Venezuela Going Digital
Venezuela is grappling with the reality of hyperinflation. To try and combat this, in 2018 it launched a cryptocurrency, the Petro, backed by reserves of oil, gas, gold and diamonds. Despite that, sanctions and collapsing oil prices have seen the value of the bolivar reduce to the point where the highest denomination note, the 50,000 bolivar, is worth about $0.04. Bloomberg News estimates inflation to be 5,790% in 2020.
The result is that the US dollar been widely adopted. Local banks have started to offer accounts denominated in dollars, but sanctions mean there is no clearing system, which is necessary for digital transactions.
At the end of December President Nicolas Maduro, in a television interview with Telesur, explained that 18.6% of all commercial transactions are in dollars, while 77.3% are carried out in bolivars with debit cards. Only 3.4% are paid with bolivar notes. In this context, the President said: ‘we are moving this year to a more profound digital economy, in expansion. I’ve set the goal of an economy that’s 100% digital’.
He vowed to create ‘payment formats’ allowing transactions using dollars but said formal dollarization would not happen.
PBOC Digital Yuan Trial Moves Forward
The People’s Bank of China (PBOC) is moving its Central Bank Digital Currency (CBDC) trial into a new stage where it is testing its practical day to day use mimicking existing digital payments. It has introduced a contactless hard wallet along with Near Field Communication (NFC) wearable devices so that people can use the CBDC in shops and on the go in the transport system.
PBOC has already trialled the use of CBDCs for in-store payments, when it offered 100,000 residents in Shenzhen the chance to win 200 digital yuan ($31) in what was called a ‘red letter’ lottery. The money could be spent in the 10,000 shops taking part in the trial. In the first pilot in the city in October 2020, it is reported that residents spent almost 9 million digital yuan.
This new ‘hard’ digital wallet is like a conventional NFC enabled smart card, so that purchases can be made without having to have a digital wallet on a mobile phone. The first trials are in a hospital, allowing users to pay for medical services such as hospital diagnosis and treatments, physical examinations and parking fees using the card.
It is reported that PBOC has also begun testing its CBDC payments using a wide range of contactless wearable devices in Beijing, including watches, bracelets and badges. This is in preparation for the 2022 Winter Olympics, which will represent a major trial of the technology.
The Agricultural Bank of China is reported by Shenzhen News to have equipped a number of its ATMs to allow customers to deposit and withdraw the digital renminbi. The bank is also said to have established a ‘digital renminbi innovation laboratory’ in Shenzhen to innovate and pilot projects in new areas.

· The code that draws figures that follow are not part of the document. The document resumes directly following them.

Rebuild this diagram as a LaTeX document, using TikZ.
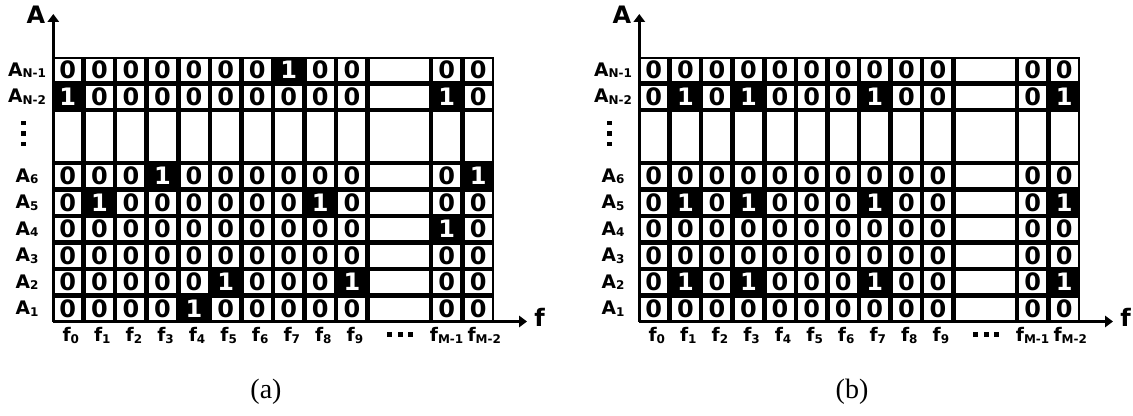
\documentclass[tikz,border=0pt]{standalone}
\usepackage{fontspec}
\setmainfont{Liberation Serif}
\newfontfamily\vsans{DejaVu Sans}
\usetikzlibrary{arrows.meta}

% 1 unit = 1 px of the layout
\def\cw{31.57}  % column pitch
\def\rh{26.5}   % row pitch
\newcommand{\lsub}[1]{\raisebox{-1.2pt}{\fontsize{9}{10}\selectfont #1}}

\tikzset{
  zcell/.style  = {fill=white, inner sep=0pt, minimum width=20.3pt, minimum height=16.5pt,
                   font=\vsans\bfseries\fontsize{18}{18}\selectfont},
  ocell/.style  = {zcell, fill=black, text=white},
  rlbl/.style   = {anchor=base, inner sep=0pt, font=\vsans\bfseries\fontsize{14}{14}\selectfont},
  clbl/.style   = {rlbl, font=\vsans\bfseries\fontsize{14}{14}\selectfont},
  axlbl/.style  = {inner sep=0pt, font=\vsans\bfseries\fontsize{18}{18}\selectfont},
  ax/.style     = {line width=2.2pt, -{Triangle[length=6pt,width=8.5pt]}},
  figcap/.style = {inner sep=0pt, font=\fontsize{21}{25}\selectfont},
}

% #1 x shift, #2 name / caption letter, #3 rows (top to bottom)
\newcommand{\fpanel}[3]{%
  \begin{scope}[shift={(#1,0)}]
    % black frame of the grid
    \fill (52,57) rectangle (494,322);
    % empty rows and columns
    \foreach \g in {0,1,2,3,4,5,6,7,8,9,12,13}
      \fill[white] ({52+\g*\cw+2.25},{57+2*\rh+2.25}) rectangle ({52+(\g+1)*\cw-2.25},{57+4*\rh-2.25});
    \foreach \k/\n in {0/1,1/1,2/2,4/1,5/1,6/1,7/1,8/1,9/1}
      \fill[white] ({52+10*\cw+2.25},{57+\k*\rh+2.25}) rectangle ({52+12*\cw-2.25},{57+(\k+\n)*\rh-2.25});
    % cells
    \foreach \row [count=\i from 0] in {#3} {
      \foreach \v [count=\j from 0] in \row {
        \ifnum\v=1 \def\cst{ocell}\else\def\cst{zcell}\fi
        \node[\cst] (#2-\i-\j) at ({52+(\j+2*(\j>9)+0.5)*\cw},{57+(\i+2*(\i>1)+0.5)*\rh}) {\v};
      }
    }
    % row and column labels
    \foreach \s [count=\i from 0] in {N-1,N-2,6,5,4,3,2,1}
      \node[rlbl] (#2-r\i) at (27,{57+(\i+2*(\i>1)+0.5)*\rh+6}) {A\lsub{\s}};
    \foreach \yy in {123,133.5,144}
      \fill ({21},{\yy-2.2}) rectangle ({26},{\yy+2.2});
    \foreach \s [count=\j from 0] in {0,1,2,3,4,5,6,7,8,9,M-1,M-2}
      \node[clbl] (#2-c\j) at ({52+(\j+2*(\j>9)+0.5)*\cw+3-3*(\j==10)+3*(\j==11)},342) {f\lsub{\s}};
    \foreach \xx in {389.5,400,410.5}
      \fill ({\xx-2.5},332) rectangle ({\xx+2.5},337);
    % axes
    \coordinate (#2-o) at (53.3,321.5);
    \coordinate (#2-yt) at (53.3,14);
    \coordinate (#2-xt) at (527,321.5);
    \draw[ax] (#2-o) -- (#2-yt);
    \draw[ax] (#2-o) -- (#2-xt);
    \node[axlbl] (#2-ya) at (36,15) {A};
    \node[axlbl, anchor=base west] (#2-xa) at (534,327) {f};
    \node[figcap] (#2-cap) at (266,392) {(#2)};
  \end{scope}}

\begin{document}
\begin{tikzpicture}[x=0.75pt, y=-0.75pt]
  \useasboundingbox (0,0) rectangle (1133,416);
  \fpanel{0}{a}{{0,0,0,0,0,0,0,1,0,0,0,0},{1,0,0,0,0,0,0,0,0,0,1,0},
                {0,0,0,1,0,0,0,0,0,0,0,1},{0,1,0,0,0,0,0,0,1,0,0,0},
                {0,0,0,0,0,0,0,0,0,0,1,0},{0,0,0,0,0,0,0,0,0,0,0,0},
                {0,0,0,0,0,1,0,0,0,1,0,0},{0,0,0,0,1,0,0,0,0,0,0,0}}
  \fpanel{586}{b}{{0,0,0,0,0,0,0,0,0,0,0,0},{0,1,0,1,0,0,0,1,0,0,0,1},
                  {0,0,0,0,0,0,0,0,0,0,0,0},{0,1,0,1,0,0,0,1,0,0,0,1},
                  {0,0,0,0,0,0,0,0,0,0,0,0},{0,0,0,0,0,0,0,0,0,0,0,0},
                  {0,1,0,1,0,0,0,1,0,0,0,1},{0,0,0,0,0,0,0,0,0,0,0,0}}
\end{tikzpicture}
\end{document}
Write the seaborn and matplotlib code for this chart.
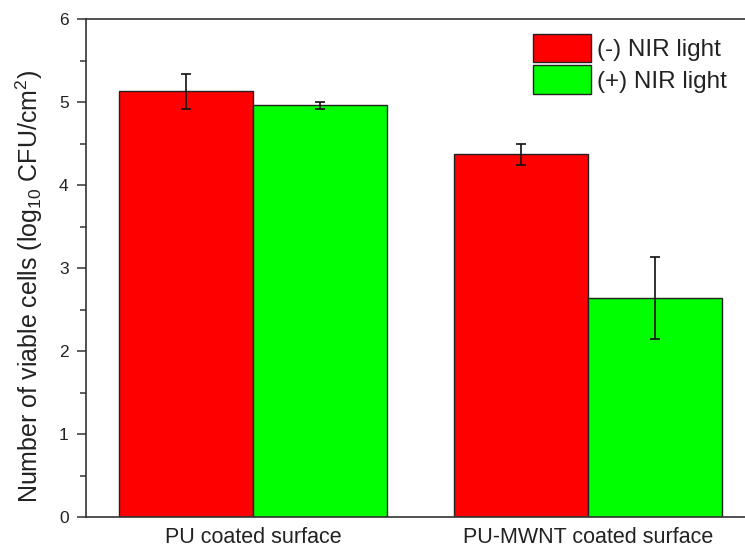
import matplotlib
matplotlib.use("Agg")
import matplotlib.pyplot as plt
import seaborn as sns
import pandas as pd
from matplotlib.ticker import MultipleLocator
from matplotlib.patches import Patch

groups = ["PU coated surface", "PU-MWNT coated surface"]
conditions = ["(-) NIR light", "(+) NIR light"]
values_minus = [5.13, 4.37]
values_plus = [4.96, 2.64]
err_minus = [0.21, 0.125]
err_plus = [0.04, 0.49]
colors = ["#ff0000", "#00ff00"]

sns.set_style("ticks")
plt.rcParams["font.family"] = ["Liberation Sans", "DejaVu Sans"]
plt.rcParams["mathtext.default"] = "regular"

df = pd.DataFrame({
    "group": groups * 2,
    "condition": [conditions[0]] * 2 + [conditions[1]] * 2,
    "value": values_minus + values_plus,
    "err": err_minus + err_plus,
})

fig = plt.figure(figsize=(7.45, 5.48), dpi=100)
ax = fig.add_axes([86 / 745, 31 / 548, 669 / 745, 498 / 548])

sns.barplot(data=df, x="group", y="value", hue="condition", order=groups,
            hue_order=conditions, palette=colors, errorbar=None,
            edgecolor="#222222", linewidth=1.0, saturation=1, ax=ax, legend=False)

# error bars on bar centres
for patch_list, cond in zip([ax.patches[:2], ax.patches[2:4]], conditions):
    sub = df[df["condition"] == cond].set_index("group").loc[groups]
    xs = [p.get_x() + p.get_width() / 2 for p in patch_list]
    ax.errorbar(xs, sub["value"], yerr=sub["err"], fmt="none",
                ecolor="#111111", elinewidth=1.2, capsize=3.8, capthick=1.2)

ax.set_xlim(-0.5, 1.5)
ax.set_ylim(0, 6)
ax.yaxis.set_major_locator(MultipleLocator(1))
ax.yaxis.set_minor_locator(MultipleLocator(0.5))
ax.tick_params(axis="y", which="major", direction="out", length=6.5, width=1.1,
               labelsize=12.5, colors="#333333", labelcolor="#222222", pad=6)
ax.tick_params(axis="y", which="minor", direction="out", length=4.3, width=1.1,
               colors="#333333")
ax.tick_params(axis="x", length=0, labelsize=15.5, pad=7, labelcolor="#222222")
ax.set_xlabel("")
ax.set_ylabel("Number of viable cells (log$_{10}$ CFU/cm$^{2}$)", fontsize=18,
              labelpad=9.8, color="#222222")
ax.yaxis.label.set_y(0.463)
for s in ["left", "top", "bottom", "right"]:
    ax.spines[s].set_visible(True)
    ax.spines[s].set_linewidth(1.2)
    ax.spines[s].set_color("#333333")

handles = [Patch(facecolor=c, edgecolor="#222222", linewidth=1.0) for c in colors]
ax.legend(handles, conditions, loc="upper left", bbox_to_anchor=(447 / 669, 0.97),
          frameon=False, fontsize=17.5, handlelength=2.4, handleheight=1.43,
          labelspacing=0.12, handletextpad=0.25, borderaxespad=0, borderpad=0,
          labelcolor="#222222")

fig.savefig("out.png", dpi=100)
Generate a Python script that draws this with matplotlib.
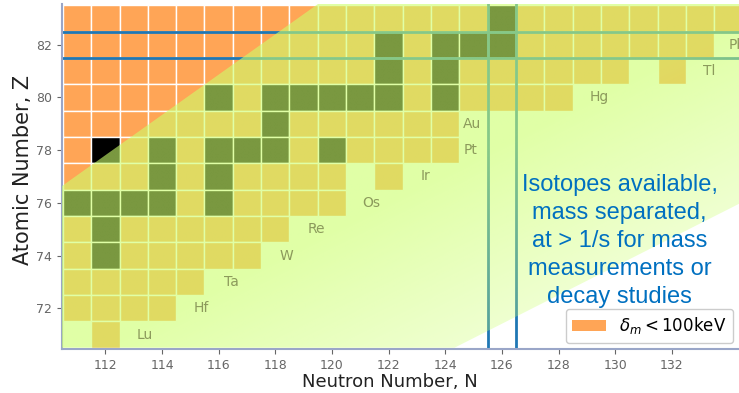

Huge Response to Digital Euro Consultation
The European Central Bank (ECB) issued a public consultation on the creation of a digital euro in October 2020. The response has been significant, with over 8,000 submissions.
Before the consultation, the ECB had published a paper setting out the background behind its work considering a digital euro, the reasons to issue one, the potential effects of a digital euro and implied requirements, legal considerations, technical and organisational approaches to euro digital services and follow up work.
The submissions appear to focus on three main areas – privacy of payments, security and the need for a pan-European reach. Privacy was easily the highest priority amongst these, with 41% of responses ranking this highest.
A Eurosystem task force drawn from the ECB and 19 national central banks are working on the topic. Analysis of the responses will be published in the spring and will be used in their final report to the ECB’s governing council.